Document chemical content side-by-side
The view of the original document is combined with the view showing the extracted chemical information of the document (see screenshot below). Chemical structures of the annotated document can be drag-and-dropped from the Extraction View to the Structure Editor. The extracted structures are linked to their original place in the document and vice versa. If you select a structure in the Extraction View, the Document View will automatically scroll down to the related page highlighting the corresponding part of the text.
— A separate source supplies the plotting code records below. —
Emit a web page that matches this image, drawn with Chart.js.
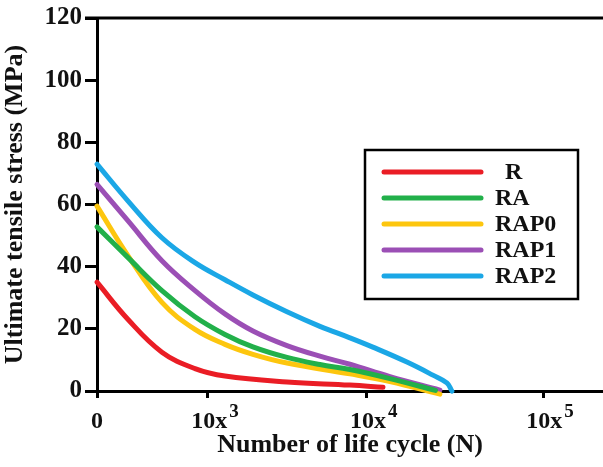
<!DOCTYPE html>
<html>
<head>
<meta charset="utf-8">
<script src="https://cdn.jsdelivr.net/npm/chart.js@4"></script>
<style>
  html, body { margin: 0; padding: 0; background: #fff; }
  #wrap { width: 603px; height: 467px; }
</style>
</head>
<body>
<div id="wrap"><canvas id="myChart"></canvas></div>
<script>
// series labels and colours
const seriesNames = ["R", "RA", "RAP0", "RAP1", "RAP2"];
const seriesColors = ["#ea1d25", "#22b04a", "#fdc60e", "#9b4fb5", "#1ba7e6"];

// x positions are in axis units (0 = origin, tick marks at xTickPos)
const xTickPos = [0, 1, 2.43, 4.02];
const xTickBase = ["0", "10x", "10x", "10x"];
const xTickExp = ["", "3", "4", "5"];

const rX = [0, 0.28, 0.585, 0.883, 1.153, 1.712, 2.279, 2.577];
const rY = [35, 23, 12.5, 7.2, 4.8, 2.9, 1.9, 1.2];

const raX = [0, 0.28, 0.585, 0.883, 1.153, 1.405, 1.712, 2.009, 2.279, 2.64, 3.05];
const raY = [52.8, 42.9, 32.3, 23.9, 18.2, 14.2, 10.8, 8.5, 6.9, 4.0, 0.2];

const rap0X = [0, 0.28, 0.585, 0.883, 1.153, 1.405, 1.712, 2.279, 2.64, 3.09];
const rap0Y = [59.5, 43.5, 28.5, 19.8, 15.0, 11.8, 9.0, 5.5, 3.0, -1];

const rap1X = [0, 0.28, 0.585, 0.883, 1.153, 1.405, 1.712, 2.009, 2.279, 2.64, 3.09];
const rap1Y = [66.5, 54.7, 41.9, 32.3, 24.8, 19.3, 14.6, 11.2, 8.6, 4.6, 0.3];

const rap2X = [0, 0.28, 0.585, 0.883, 1.153, 1.405, 1.712, 2.009, 2.279, 2.486, 2.793, 3.027, 3.153, 3.198];
const rap2Y = [73, 61.1, 49.3, 41.3, 35.8, 30.9, 25.5, 20.8, 17.1, 14.1, 9.3, 5.1, 2.6, 0];

const yTicks = [0, 20, 40, 60, 80, 100, 120];

const xs = [rX, raX, rap0X, rap1X, rap2X];
const ys = [rY, raY, rap0Y, rap1Y, rap2Y];

const serif = "'Liberation Serif', 'Times New Roman', serif";

const datasets = seriesNames.map((name, i) => ({
  label: name,
  data: xs[i].map((x, j) => ({ x: x, y: ys[i][j] })),
  borderColor: seriesColors[i],
  backgroundColor: seriesColors[i],
  borderWidth: 5,
  pointRadius: 0,
  tension: 0.4,
  borderCapStyle: 'round',
  clip: false
}));

// top frame line, x tick labels with superscripts, boxed legend
const extras = {
  id: 'extras',
  afterDraw(chart) {
    const ctx = chart.ctx;
    const area = chart.chartArea;
    ctx.save();
    ctx.strokeStyle = '#000';
    ctx.lineWidth = 3;
    ctx.beginPath();
    ctx.moveTo(area.left - 12, area.top);
    ctx.lineTo(chart.width, area.top);
    ctx.stroke();

    // x tick labels
    const xs = chart.scales.x;
    ctx.fillStyle = '#111';
    ctx.textBaseline = 'alphabetic';
    xTickPos.forEach((v, i) => {
      const px = xs.getPixelForValue(v);
      ctx.font = "bold 24px " + serif;
      const w1 = ctx.measureText(xTickBase[i]).width;
      ctx.font = "bold 19px " + serif;
      const w2 = xTickExp[i] ? ctx.measureText(xTickExp[i]).width + 2 : 0;
      const start = px - (w1 + w2) / 2 + (i ? 7 : 0);
      ctx.font = "bold 24px " + serif;
      ctx.textAlign = 'left';
      ctx.fillText(xTickBase[i], start, 428);
      if (xTickExp[i]) {
        ctx.font = "bold 19px " + serif;
        ctx.fillText(xTickExp[i], start + w1 + 2, 417);
      }
    });

    // legend box
    ctx.lineWidth = 2.5;
    ctx.strokeRect(365, 150, 213, 149);
    chart.data.datasets.forEach((ds, i) => {
      const y = 172 + i * 26;
      ctx.strokeStyle = ds.borderColor;
      ctx.lineWidth = 5;
      ctx.lineCap = 'round';
      ctx.beginPath();
      ctx.moveTo(384, y);
      ctx.lineTo(481, y);
      ctx.stroke();
      ctx.fillStyle = '#111';
      ctx.font = "bold 24px " + serif;
      ctx.textAlign = 'left';
      ctx.textBaseline = 'middle';
      ctx.fillText(ds.label, i === 0 ? 505 : 495, y + 1);
    });
    ctx.restore();
  }
};

new Chart(document.getElementById('myChart'), {
  type: 'line',
  data: { datasets: datasets },
  options: {
    responsive: true,
    maintainAspectRatio: false,
    animation: false,
    layout: { padding: { top: 17, right: 0, left: 0, bottom: 0 } },
    plugins: {
      legend: { display: false },
      tooltip: { enabled: false }
    },
    scales: {
      x: {
        type: 'linear',
        min: 0,
        max: 4.56,
        afterBuildTicks: (scale) => { scale.ticks = xTickPos.map(v => ({ value: v })); },
        afterFit: (scale) => { scale.height = 76; },
        grid: { display: true, drawOnChartArea: false, tickLength: 7, tickWidth: 3, tickColor: '#000' },
        border: { display: true, color: '#000', width: 3 },
        ticks: { color: 'rgba(0,0,0,0)', font: { family: serif, size: 22, weight: 'bold' }, callback: (v, i) => xTickBase[i] + xTickExp[i] },
        title: {
          display: true,
          text: 'Number of life cycle (N)',
          color: '#111',
          font: { family: serif, size: 26, weight: 'bold' },
          padding: { top: 0, bottom: 6 }
        }
      },
      y: {
        min: 0,
        max: 120,
        afterBuildTicks: (scale) => { scale.ticks = yTicks.map(v => ({ value: v })); },
        afterFit: (scale) => { scale.width = 97; },
        grid: { display: true, drawOnChartArea: false, tickLength: 12, tickWidth: 3, tickColor: '#000' },
        border: { display: true, color: '#000', width: 3 },
        ticks: { color: '#111', padding: 3, font: { family: serif, size: 25, weight: 'bold' } },
        title: {
          display: true,
          text: 'Ultimate tensile stress (MPa)',
          color: '#111',
          font: { family: serif, size: 26, weight: 'bold' },
          padding: { top: 0, bottom: 0 }
        }
      }
    }
  },
  plugins: [extras]
});
</script>
</body>
</html>
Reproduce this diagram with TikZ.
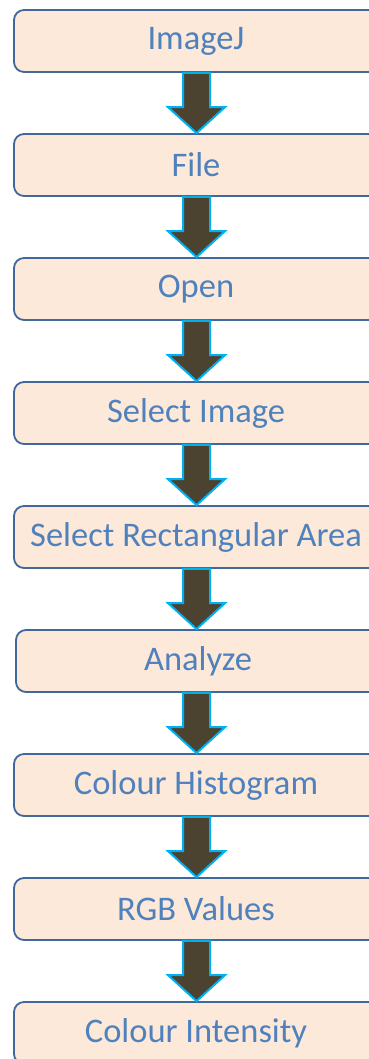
\documentclass[tikz,border=0pt]{standalone}
\usepackage{fontspec}
\setmainfont{Carlito}
\usetikzlibrary{calc}
\definecolor{boxfill}{HTML}{FDE9D9}
\definecolor{boxdraw}{HTML}{41689A}
\definecolor{txt}{HTML}{4F81BD}
\definecolor{arrfill}{HTML}{4B4330}
\definecolor{arrdraw}{HTML}{00B0F0}
\tikzset{
  stepbox/.style={draw=boxdraw, line width=1.8pt, fill=boxfill, rounded corners=10pt,
    minimum width=364pt, minimum height=62pt, inner sep=0pt, text=txt,
    font=\fontsize{34.5}{40}\selectfont},
  bigarrow/.style={draw=arrdraw, line width=2pt, fill=arrfill, line join=miter}
}
\newcommand{\flowarrow}[2]{%
  \coordinate (s#1) at (196.5,0 |- #1.south);
  \coordinate (e#2) at (196.5,0 |- #2.north);
  \draw[bigarrow] ($(s#1)+(-13.5,0)$) -- ($(s#1)+(13.5,0)$)
    -- ($(e#2)+(13.5,26)$) -- ($(e#2)+(28.5,26)$)
    -- (e#2) -- ($(e#2)+(-28.5,26)$) -- ($(e#2)+(-13.5,26)$) -- cycle;}
\begin{document}
\begin{tikzpicture}[x=1pt,y=1pt]
\useasboundingbox (0,0) rectangle (369,1059);
\clip (0,0) rectangle (369,1059);
\fill[white] (0,0) rectangle (369,1059);
\node[stepbox] (n1) at (196,1018) {ImageJ};
\node[stepbox] (n2) at (196,894) {File};
\node[stepbox] (n3) at (196,770) {Open};
\node[stepbox] (n4) at (196,646) {Select Image};
\node[stepbox] (n5) at (196,522) {Select Rectangular Area};
\node[stepbox] (n6) at (198,398) {Analyze};
\node[stepbox] (n7) at (196,274) {Colour Histogram};
\node[stepbox] (n8) at (196,150) {RGB Values};
\node[stepbox] (n9) at (196,26) {Colour Intensity};
\flowarrow{n1}{n2}
\flowarrow{n2}{n3}
\flowarrow{n3}{n4}
\flowarrow{n4}{n5}
\flowarrow{n5}{n6}
\flowarrow{n6}{n7}
\flowarrow{n7}{n8}
\flowarrow{n8}{n9}
\end{tikzpicture}
\end{document}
Real-life documents often contain OCR (optical character recognition) errors and typos. The built-in OCR error correction technology of our Name to Structure conversion can fix most of these errors, though the correction is not perfect sometimes. In ChemCurator, any misrecognized or unrecognized structure can easily be fixed manually.
Working in a Team
Using the ChemCurator Integration server, users can easily upload projects to a central in-house database or download other users' projects instantly. All modifications are safely logged and can be restored to any previous state.
Rapid chemical content extraction with a few clicks
Extracting chemical structures one-by-one can be extremely time consuming if the document covers hundreds of compounds - like most chemical patents do. ChemCurator's Extraction Wizard can speed up the process. Based on substructure or similarity filters, all of the relevant compounds can be extracted from any document with a few clicks.